É óbvio que se havia programado um voo destinado a assegurar que, aquela dúzia e meia de voluntários da CNAD e o pessoal da Cruz Vermelha tinham os seus lugares garantidos no último avião – ficasse quem ficasse... Era legítimo e o mínimo que se podia garantir a todos quantos não abandonassem a Comissão (optando por fugir, nem que fosse no “cockpit” de um qualquer avião português ou de país amigo) quando vissem os seus problemas resolvidos ou quando fossem já incapazes de controlar o medo.

Uma Mulher das Arábias, sobretudo em discurso directo

A Maria Teresa girava com à vontade, entre a cidade e o aeroporto, “deitava a mão” a todos os problemas com que deparava e ganhou, por si mesma, estatuto de respeito, nomeadamente, perante o Coordenador que nela depositava incondicional confiança.

Em finais de Setembro, já o ambiente, na cidade estava muito degradado, com o poder, literalmente na rua.

A família vinha há uns dias pressionando a Maria Teresa a embarcar para Portugal com o argumento de que Ela já havia cumprido a sua obrigação e de que não era razoável sujeitar-se os miúdos àquela pressão e a eventuais riscos de vida. O Coordenador sentia também a pressão familiar junto da Secretária e já lhe havia dito claramente:

- Maria Teresa: não pretendo que por razões de honra e fidelidade funcional degrade, eventualmente, relações familiares.

- Quando entender que chegou o momento de partir, só lhe agradeço que me avise com o mínimo de antecedência.

Resposta da Maria Teresa:

- Já não lhe disse, Chefe, que vou consigo no avião onde formos todos. Está dito e é para cumprir.

Passados uns dias, a Maria Teresa procurou-me no meu gabinete e, de rompante, disparou:

- Chefe: vou hoje, no 2º avião, a Portugal levar família e os miúdos. Vou deixá-los em Tomar com os meus sogros e depois de amanhã estou de volta.

Olhei para Ela com um misto de admiração e descrédito e disse-lhe:

- Maria Teresa não precisa de me dar qualquer explicação. É justo que se vá embora, agora tentar convencer-me de que vai a Portugal, “depositar” a família e os filhos e que, uma vez em Tomar, a família permite o seu regresso – é um completo absurdo! Vá-se embora porque é legítimo que o faça, mas não me dê esperança de regresso.

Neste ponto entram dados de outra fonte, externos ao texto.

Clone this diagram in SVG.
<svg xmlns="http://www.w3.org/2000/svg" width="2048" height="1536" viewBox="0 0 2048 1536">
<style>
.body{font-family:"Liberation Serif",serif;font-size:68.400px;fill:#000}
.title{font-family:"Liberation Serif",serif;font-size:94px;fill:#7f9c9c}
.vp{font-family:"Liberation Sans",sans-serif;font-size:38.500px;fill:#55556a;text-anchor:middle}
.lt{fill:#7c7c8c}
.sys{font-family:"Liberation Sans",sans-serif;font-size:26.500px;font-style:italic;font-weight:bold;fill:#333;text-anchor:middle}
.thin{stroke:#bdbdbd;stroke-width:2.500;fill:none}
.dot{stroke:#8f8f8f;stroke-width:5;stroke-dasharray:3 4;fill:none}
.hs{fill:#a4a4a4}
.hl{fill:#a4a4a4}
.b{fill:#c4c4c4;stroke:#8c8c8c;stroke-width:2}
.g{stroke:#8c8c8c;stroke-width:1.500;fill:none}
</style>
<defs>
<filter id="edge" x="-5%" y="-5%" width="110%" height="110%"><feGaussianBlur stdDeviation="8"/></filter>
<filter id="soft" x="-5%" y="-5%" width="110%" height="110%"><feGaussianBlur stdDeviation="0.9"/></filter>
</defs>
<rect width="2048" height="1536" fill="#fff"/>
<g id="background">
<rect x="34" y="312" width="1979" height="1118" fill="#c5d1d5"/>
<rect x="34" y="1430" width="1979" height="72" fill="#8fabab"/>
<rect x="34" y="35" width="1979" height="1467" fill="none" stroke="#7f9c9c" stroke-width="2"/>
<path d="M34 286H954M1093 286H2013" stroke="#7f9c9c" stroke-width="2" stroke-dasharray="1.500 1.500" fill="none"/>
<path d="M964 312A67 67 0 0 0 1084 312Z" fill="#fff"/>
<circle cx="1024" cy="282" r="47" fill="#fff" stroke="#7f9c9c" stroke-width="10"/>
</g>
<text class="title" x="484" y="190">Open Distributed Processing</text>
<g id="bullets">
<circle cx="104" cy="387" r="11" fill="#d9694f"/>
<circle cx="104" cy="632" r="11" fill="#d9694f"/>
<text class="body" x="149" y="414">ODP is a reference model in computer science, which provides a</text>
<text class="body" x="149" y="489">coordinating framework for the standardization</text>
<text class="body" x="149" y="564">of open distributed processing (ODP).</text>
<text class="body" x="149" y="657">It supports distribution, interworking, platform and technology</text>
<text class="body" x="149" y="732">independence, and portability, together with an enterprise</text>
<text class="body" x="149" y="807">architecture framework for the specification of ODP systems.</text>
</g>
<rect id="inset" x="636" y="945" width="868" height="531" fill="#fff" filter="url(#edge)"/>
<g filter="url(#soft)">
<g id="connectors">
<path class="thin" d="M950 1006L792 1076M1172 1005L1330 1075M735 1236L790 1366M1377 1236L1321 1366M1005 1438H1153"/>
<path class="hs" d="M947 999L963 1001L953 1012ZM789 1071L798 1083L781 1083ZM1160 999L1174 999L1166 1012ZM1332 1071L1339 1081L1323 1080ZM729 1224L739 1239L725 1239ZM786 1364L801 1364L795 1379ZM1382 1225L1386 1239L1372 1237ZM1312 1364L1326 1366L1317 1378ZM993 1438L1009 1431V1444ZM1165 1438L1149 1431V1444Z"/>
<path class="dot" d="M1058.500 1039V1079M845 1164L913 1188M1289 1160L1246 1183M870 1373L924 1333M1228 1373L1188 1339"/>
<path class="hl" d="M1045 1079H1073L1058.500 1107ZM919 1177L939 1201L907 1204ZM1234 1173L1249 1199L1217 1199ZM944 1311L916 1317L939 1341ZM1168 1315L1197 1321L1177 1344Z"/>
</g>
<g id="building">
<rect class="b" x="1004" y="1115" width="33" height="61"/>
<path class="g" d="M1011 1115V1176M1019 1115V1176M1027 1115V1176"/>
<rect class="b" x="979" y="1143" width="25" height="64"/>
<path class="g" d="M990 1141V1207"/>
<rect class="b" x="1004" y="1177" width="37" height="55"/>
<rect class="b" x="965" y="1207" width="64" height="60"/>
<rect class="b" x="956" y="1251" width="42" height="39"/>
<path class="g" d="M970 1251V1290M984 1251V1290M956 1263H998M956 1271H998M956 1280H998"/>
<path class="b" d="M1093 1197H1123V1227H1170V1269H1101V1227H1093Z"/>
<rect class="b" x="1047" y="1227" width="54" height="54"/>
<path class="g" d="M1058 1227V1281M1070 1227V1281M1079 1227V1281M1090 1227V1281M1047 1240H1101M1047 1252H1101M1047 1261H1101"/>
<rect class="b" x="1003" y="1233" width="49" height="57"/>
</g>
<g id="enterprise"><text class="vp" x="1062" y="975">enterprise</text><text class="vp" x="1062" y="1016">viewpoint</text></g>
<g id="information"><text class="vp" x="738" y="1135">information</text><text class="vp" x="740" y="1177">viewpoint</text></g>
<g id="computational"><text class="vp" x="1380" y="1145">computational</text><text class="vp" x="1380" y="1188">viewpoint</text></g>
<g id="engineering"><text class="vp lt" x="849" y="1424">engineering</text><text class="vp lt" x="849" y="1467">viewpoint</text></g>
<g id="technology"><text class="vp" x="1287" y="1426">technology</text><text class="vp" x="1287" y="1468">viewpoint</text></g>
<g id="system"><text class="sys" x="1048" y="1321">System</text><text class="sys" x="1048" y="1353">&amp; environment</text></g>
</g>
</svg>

Olhou-me de frente com laivos de raiva e de comoção e com as lágrimas a bailarem-lhe nos olhos e ripostou, com dignidade e alguma dureza:

- Não lhe admito, Chefe, que duvide de mim. A família e os miúdos estão ali fora e querem despedir-se de si.

Mandei-os entrar, dei um beijo aos miúdos e um abraço à família, dei também um beijo à Teresa e disse:

- Boa viagem e até breve. Lá nos encontraremos, se a Providência deixar. Mas, não deixem a Maria Teresa regressar. Um dos elementos da família sempre disse:

 - Sei lá, Doutor a tipa é maluca! Já sabe como ela é! ...

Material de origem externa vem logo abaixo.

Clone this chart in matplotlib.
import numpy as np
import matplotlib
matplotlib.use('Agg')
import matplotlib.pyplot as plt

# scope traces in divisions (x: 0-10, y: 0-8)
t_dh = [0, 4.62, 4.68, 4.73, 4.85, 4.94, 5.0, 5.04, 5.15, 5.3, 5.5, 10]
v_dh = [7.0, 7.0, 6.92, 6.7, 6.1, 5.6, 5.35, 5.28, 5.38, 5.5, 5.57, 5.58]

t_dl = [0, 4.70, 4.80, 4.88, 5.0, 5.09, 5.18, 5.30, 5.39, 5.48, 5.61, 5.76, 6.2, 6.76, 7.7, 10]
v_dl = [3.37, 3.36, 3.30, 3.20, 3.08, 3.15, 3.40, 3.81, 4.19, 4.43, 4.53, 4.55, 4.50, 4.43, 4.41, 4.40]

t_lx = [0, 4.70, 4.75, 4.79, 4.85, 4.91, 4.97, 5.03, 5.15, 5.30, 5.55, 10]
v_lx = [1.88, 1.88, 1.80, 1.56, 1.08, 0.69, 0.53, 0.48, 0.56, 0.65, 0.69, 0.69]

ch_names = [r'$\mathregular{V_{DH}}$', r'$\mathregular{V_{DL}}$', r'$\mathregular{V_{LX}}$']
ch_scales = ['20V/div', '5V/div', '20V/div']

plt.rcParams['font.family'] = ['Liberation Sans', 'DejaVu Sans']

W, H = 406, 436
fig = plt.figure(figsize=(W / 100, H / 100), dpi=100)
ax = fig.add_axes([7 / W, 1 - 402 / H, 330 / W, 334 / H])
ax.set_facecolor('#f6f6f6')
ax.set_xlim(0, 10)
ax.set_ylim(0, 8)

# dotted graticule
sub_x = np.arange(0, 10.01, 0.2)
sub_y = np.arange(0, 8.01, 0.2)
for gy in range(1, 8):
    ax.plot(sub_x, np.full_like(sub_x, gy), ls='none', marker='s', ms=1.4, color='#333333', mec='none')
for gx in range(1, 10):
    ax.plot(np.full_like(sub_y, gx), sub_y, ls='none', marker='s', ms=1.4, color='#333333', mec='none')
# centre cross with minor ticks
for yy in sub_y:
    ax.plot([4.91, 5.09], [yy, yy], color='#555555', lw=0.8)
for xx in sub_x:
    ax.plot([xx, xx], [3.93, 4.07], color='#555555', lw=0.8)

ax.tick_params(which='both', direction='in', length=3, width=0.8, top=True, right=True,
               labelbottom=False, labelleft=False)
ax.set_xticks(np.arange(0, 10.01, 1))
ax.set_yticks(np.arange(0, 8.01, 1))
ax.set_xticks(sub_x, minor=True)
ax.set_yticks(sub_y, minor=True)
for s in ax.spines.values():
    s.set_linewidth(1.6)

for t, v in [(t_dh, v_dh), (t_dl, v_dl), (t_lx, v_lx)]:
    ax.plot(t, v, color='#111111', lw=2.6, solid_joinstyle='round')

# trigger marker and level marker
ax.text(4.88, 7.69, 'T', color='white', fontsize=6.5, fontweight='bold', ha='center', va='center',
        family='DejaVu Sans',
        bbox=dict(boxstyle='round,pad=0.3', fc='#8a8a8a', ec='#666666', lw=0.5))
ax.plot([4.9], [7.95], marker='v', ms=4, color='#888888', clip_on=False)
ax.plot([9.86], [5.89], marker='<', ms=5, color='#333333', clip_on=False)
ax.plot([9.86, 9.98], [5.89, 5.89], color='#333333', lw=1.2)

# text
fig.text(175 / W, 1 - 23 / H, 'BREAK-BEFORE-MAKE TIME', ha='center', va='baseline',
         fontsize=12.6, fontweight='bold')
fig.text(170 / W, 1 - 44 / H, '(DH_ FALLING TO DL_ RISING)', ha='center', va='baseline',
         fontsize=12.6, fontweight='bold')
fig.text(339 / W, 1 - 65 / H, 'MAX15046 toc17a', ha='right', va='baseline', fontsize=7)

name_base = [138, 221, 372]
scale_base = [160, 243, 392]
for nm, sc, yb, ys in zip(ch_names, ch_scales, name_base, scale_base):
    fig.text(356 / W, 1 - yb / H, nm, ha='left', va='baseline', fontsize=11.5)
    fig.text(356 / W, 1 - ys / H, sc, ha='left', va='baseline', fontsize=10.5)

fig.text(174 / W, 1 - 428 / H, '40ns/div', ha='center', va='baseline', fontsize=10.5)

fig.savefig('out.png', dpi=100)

Acompanhei-os ao aeroporto e à placa, subi as escadas do avião (já que foram os últimos a entrar) permaneci à porta junto do Comandante enquanto se instalavam e, dada luz verde para que o avião partisse ainda os ouvi dizer.

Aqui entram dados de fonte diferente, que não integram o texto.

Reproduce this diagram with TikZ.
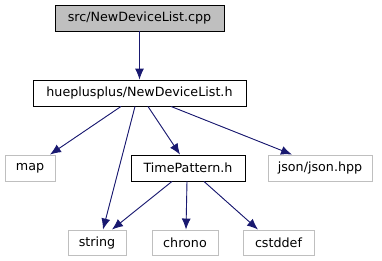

- São mais uns que se vão, não é, Doutor?

-É verdade!

Acenei-lhes com a mão e desci as escadas com a certeza absoluta de que acabava de ficar sem o meu braço direito.

Passadas 48 horas aponta um avião à pista, em ocultação de luzes (eles aterravam sempre com ocultação de luzes não fosse o diabo tecê-las…) e eu aguardo na placa a manobra do aparelho que, de acordo com o seu “ordermove” deveria trazer de Portugal vários géneros alimentares e leites para as crianças.

O avião manobra, imobiliza-se, o pessoal de terra encosta-lhe a escada, eu aproximo-me (pronto a receber a confirmação de que os géneros e, sobretudo, o leite vinham) abre-se a porta e, de imediato, lá em cima, vejo a silhueta da Maria Teresa !!!

Ela desce as escadas, no seu habitual passo apressado, pisando com ar seguro e desenvolto para junto de mim para, com postura de desafio, dizer:

-Então, Chefe? Era eu que já não voltava? Como vê, aqui estou. Inteirinha.

Emocionei-me, abracei-a e não contive o que me saiu pela boca fora:

- Mulher das Arábias. Se fosse um homem tinha de lhe dizer que os tinha no sítio.

Deslocámo-nos para o hangar em passo estugado (esperavam-nos montes de problemas) com o meu braço por cima dos seus ombros.

 Ela, a minha pequena Grande Secretária merecia a ternura do Chefe.

 E a sua Grande Admiração.

 É sobre esta Grande Senhora que temos, todos, de nos reclinar.